This is the picure I took of my twins before they left for college this September. If it weren’t for the Emergency Animal Hospital in Fairfield, this farewell photo of my childrens’ childhood pet, Lucky, would in all likelihood never have been taken. Our 13 -year old springer spaniel underwent emergency surgery in July. The main thing I communicated to Dr. Hunt, the amazing surgeon was, “Please don’t let Lucky die just before David and Julia go to college.” I couldn’t imagine a worse send-off from home. In David and Julia’s eyes, Lucky WAS home.
So this Thanksgiving I am grateful for the skilled doctors and staff at the Emergency Animal Hospital who helped keep Lucky alive and healthy this year. All of Baristaville’s pet owners can themselves feel lucky and reassured knowing such an outstanding facility exists right here in Essex County, and that it is open 24 hours a day, 7 days a week. I am sure that many pet owners in other areas are not nearly as fortunate as we are.
Lucky’s illness in July was a true wake up call to the thought our family had been suppressing for a while—no 13-year old dog can live forever. And, since July, Lucky has already developed some new conditions which hamper his walking and proprieception. Thus, we have seen Dr. Hunt again, and even consulted with the Hospital’s neurologist.
Without a doubt, though, Lucky’s still got his “mojo.” Among other activities, including sleep, Lucky loves to eat, to smell (which I’ve come to equate with reading), to wag his tail, to keep himself and his habitat clean, to bark at our long-suffering but good-natured mailman.

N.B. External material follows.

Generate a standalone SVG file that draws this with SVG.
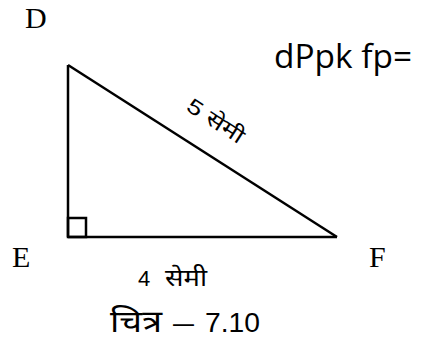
<svg xmlns="http://www.w3.org/2000/svg" width="430" height="343" viewBox="0 0 430 343">
<style>
.serif{font-family:"Liberation Serif","Times New Roman",serif;font-size:30px;fill:#000}
.dev{font-family:"Liberation Sans","Noto Sans","Noto Sans Devanagari",sans-serif;fill:#000}
.edge{stroke:#000;stroke-width:2.5;fill:none;stroke-linejoin:miter}
</style>
<rect width="430" height="343" fill="#fff"/>
<g id="connectors">
<line class="edge" x1="68" y1="65" x2="68" y2="237"/>
<line class="edge" x1="68" y1="237" x2="337" y2="237"/>
<line class="edge" x1="68" y1="65" x2="337" y2="237"/>
<rect class="edge" x="68" y="218" width="18" height="19"/>
</g>
<g id="node-D"><text class="serif" x="25" y="28">D</text></g>
<g id="node-E"><text class="serif" x="12" y="267">E</text></g>
<g id="node-F"><text class="serif" x="369" y="267">F</text></g>
<g id="label-hyp"><text class="dev" font-size="21" text-anchor="middle" y="6" transform="translate(215,122) rotate(33)" textLength="64" lengthAdjust="spacingAndGlyphs">5 सेमी</text></g>
<g id="label-base"><text class="dev" font-size="22"><tspan x="138" y="286">4</tspan><tspan x="165" y="286" font-size="24" textLength="42" lengthAdjust="spacingAndGlyphs">सेमी</tspan></text></g>
<g id="title"><text x="274" y="68" font-family="'Open Sans','Liberation Sans',sans-serif" font-size="32" textLength="138" lengthAdjust="spacingAndGlyphs">dPpk  fp=</text></g>
<g id="caption"><text class="dev" font-size="27"><tspan x="110" y="332" font-size="30" textLength="52" lengthAdjust="spacingAndGlyphs">चित्र</tspan><tspan x="173" y="332" textLength="21" lengthAdjust="spacingAndGlyphs">–</tspan><tspan x="205" y="332" textLength="55" lengthAdjust="spacingAndGlyphs">7.10</tspan></text></g>
</svg>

Family dogs are part of a family’s legend. I had Suzie growing up, my husband had Frisky, my father had Trixie in 1925 and my mother had Brownie in 1935. Already a legend in his lifetime, Lucky has been the “mayor of Glenview Road,” observing and watching the street from his favorite spot on our front porch. Over the years he has made his way to a neighbor’s kitchen, (she didn’t mind), across the street to a neighbor’s pool party, (she did mind), and to his friend Molly’s house a few doors down for nighttime visits (My friend Marge was glad to see him).
Talking with people about their older dogs and end of life experiences is not easy. Tears well up in peoples’ eyes as they remember their dogs and their last years or final days. I hope nature will be kind to Lucky and our family. I hope he will neither suffer pain nor the indignity of old age.

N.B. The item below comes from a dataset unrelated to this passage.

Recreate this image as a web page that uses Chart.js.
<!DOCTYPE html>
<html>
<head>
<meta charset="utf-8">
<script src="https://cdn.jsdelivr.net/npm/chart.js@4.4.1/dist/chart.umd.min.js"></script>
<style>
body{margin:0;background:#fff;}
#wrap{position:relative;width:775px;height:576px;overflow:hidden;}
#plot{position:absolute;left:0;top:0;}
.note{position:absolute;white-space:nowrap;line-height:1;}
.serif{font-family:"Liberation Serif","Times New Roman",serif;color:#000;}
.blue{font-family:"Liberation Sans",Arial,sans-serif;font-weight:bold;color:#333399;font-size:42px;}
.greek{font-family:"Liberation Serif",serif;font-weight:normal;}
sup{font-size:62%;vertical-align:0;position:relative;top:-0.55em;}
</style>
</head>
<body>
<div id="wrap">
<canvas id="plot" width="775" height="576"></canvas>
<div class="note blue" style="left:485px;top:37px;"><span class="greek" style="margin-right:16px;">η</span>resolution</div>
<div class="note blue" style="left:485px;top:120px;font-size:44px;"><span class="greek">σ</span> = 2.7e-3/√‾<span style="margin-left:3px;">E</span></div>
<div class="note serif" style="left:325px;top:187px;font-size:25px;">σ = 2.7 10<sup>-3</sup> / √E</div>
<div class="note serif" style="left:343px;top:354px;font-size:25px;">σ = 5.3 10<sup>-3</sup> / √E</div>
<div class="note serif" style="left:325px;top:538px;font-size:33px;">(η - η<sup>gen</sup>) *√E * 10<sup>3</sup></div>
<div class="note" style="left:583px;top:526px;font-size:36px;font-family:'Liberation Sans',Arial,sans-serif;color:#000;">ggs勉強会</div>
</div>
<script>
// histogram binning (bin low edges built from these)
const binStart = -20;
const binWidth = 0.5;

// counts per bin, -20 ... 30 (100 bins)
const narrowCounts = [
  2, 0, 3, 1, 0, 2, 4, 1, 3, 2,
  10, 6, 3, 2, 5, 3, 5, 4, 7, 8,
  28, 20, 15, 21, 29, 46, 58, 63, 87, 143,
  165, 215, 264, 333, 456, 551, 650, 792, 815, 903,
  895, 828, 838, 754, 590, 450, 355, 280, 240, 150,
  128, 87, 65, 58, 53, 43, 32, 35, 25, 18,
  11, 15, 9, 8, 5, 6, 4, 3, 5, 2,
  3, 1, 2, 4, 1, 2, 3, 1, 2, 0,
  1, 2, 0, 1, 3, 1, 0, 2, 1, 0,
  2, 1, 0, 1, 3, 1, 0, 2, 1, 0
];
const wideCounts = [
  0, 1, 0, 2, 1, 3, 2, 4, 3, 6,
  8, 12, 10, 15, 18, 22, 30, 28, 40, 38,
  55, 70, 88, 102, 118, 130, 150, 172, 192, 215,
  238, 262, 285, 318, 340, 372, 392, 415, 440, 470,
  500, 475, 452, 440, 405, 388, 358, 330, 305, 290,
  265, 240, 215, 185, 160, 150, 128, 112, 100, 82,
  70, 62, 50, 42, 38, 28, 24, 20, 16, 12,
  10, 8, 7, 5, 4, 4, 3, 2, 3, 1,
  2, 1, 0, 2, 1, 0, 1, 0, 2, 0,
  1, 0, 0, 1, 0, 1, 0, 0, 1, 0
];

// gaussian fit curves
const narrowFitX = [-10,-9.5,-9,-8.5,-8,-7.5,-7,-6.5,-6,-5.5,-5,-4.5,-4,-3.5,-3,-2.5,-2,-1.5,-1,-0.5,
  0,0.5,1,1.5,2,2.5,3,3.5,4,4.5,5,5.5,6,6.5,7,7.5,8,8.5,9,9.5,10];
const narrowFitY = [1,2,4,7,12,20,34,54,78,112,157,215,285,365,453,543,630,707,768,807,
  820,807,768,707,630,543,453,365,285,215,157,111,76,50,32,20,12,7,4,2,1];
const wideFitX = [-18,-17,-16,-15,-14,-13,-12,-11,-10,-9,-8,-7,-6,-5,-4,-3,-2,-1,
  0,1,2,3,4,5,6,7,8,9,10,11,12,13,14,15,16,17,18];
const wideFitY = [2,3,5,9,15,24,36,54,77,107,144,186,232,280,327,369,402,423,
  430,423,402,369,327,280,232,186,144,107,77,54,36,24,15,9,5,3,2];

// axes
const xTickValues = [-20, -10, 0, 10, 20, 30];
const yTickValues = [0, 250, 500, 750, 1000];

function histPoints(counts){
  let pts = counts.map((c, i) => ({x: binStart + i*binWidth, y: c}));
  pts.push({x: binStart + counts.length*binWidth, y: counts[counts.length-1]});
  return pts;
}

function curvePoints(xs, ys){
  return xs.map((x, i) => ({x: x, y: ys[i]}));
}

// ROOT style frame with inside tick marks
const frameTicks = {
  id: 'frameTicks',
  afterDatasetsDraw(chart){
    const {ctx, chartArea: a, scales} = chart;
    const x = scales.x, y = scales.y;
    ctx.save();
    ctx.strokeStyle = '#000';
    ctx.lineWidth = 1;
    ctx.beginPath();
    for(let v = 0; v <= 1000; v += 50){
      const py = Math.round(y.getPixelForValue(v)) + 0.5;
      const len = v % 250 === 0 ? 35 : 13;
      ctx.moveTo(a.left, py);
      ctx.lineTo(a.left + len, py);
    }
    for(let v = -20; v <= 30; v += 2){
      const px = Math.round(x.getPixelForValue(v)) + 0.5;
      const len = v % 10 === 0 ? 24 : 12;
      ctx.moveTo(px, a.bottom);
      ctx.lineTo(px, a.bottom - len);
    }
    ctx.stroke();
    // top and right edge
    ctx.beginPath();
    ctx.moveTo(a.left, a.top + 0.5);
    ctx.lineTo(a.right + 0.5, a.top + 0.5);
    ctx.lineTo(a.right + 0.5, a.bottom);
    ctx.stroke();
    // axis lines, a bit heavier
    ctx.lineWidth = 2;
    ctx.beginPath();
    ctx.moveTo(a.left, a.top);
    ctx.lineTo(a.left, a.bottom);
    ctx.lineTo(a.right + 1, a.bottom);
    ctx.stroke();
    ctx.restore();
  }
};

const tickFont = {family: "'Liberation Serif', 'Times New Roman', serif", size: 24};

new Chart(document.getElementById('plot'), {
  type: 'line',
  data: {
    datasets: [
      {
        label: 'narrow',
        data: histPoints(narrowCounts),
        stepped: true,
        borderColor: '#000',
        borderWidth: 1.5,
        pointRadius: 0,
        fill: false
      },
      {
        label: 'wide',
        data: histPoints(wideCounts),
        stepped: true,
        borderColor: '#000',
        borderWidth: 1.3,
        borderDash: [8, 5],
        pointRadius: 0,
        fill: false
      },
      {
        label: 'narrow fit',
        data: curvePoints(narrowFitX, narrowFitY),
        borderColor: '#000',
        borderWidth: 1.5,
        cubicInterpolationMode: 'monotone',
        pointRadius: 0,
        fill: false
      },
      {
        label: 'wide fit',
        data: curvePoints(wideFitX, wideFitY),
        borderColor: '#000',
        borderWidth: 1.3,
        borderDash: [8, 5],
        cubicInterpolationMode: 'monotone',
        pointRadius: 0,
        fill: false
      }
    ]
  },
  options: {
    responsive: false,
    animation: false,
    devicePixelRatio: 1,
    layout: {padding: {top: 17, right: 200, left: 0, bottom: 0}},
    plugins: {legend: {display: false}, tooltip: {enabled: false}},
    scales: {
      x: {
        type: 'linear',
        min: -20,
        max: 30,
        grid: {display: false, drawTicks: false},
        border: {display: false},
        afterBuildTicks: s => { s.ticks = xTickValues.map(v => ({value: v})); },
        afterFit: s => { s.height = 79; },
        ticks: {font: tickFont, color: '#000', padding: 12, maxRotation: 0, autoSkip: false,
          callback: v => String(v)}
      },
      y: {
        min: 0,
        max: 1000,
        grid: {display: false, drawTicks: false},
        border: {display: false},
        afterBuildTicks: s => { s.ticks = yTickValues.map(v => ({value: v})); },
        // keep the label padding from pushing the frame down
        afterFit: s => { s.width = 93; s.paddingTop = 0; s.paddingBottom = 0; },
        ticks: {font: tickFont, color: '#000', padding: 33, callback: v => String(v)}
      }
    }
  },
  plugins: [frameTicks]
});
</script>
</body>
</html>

Right now, though, I am grateful for his presence. For all the years of love and pleasure he has given us. For all of the sitters who have cared for him and walked him when we couldn’t. For the South Mountain Reservation where he has pranced and sniffed like the athletic hunting dog he is. If you love your pet, I am sure you have similar feelings of gratitude, too.
This year, I hope you enjoyed your Thanksgiving feast and your dog enjoyed the table scraps. I know Lucky did.